* Begin *

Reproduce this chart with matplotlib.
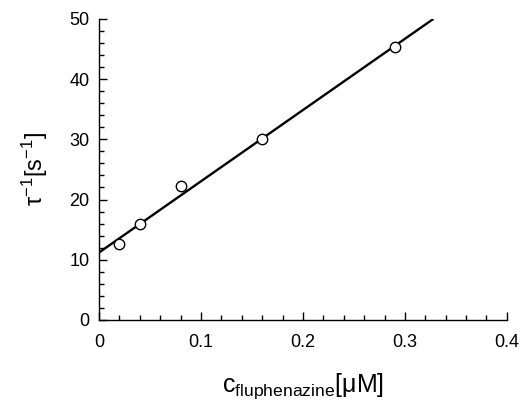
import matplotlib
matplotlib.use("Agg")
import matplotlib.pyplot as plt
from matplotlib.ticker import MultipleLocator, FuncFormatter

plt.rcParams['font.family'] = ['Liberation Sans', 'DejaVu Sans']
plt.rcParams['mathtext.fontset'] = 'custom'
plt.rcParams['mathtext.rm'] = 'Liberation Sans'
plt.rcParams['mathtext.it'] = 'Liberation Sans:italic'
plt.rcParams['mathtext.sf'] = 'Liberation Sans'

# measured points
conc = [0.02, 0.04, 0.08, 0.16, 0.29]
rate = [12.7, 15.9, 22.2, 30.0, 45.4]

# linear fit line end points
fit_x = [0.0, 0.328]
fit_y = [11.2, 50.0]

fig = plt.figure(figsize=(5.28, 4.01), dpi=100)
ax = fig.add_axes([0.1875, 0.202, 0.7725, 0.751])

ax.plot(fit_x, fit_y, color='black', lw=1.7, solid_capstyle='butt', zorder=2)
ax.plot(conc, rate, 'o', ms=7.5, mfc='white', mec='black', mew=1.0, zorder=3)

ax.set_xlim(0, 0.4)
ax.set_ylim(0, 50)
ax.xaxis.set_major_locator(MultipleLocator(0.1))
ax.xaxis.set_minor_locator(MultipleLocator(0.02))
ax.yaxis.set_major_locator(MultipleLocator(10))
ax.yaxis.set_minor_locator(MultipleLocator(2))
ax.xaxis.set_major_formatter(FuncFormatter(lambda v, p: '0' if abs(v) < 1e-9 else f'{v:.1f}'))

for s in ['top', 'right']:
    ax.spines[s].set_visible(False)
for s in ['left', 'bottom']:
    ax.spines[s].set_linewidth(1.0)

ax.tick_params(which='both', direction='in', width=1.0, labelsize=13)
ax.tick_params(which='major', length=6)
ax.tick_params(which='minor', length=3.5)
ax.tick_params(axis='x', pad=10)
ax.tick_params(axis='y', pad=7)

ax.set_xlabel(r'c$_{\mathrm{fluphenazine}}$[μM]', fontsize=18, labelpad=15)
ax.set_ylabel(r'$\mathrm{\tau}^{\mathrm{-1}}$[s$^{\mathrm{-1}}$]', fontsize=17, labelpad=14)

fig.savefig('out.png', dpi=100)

* End *

What the exercise asks ->
Give the number of lines in the material above that have the word "matplotlib" in them, and nothing more.

Solution to this exercise ->
5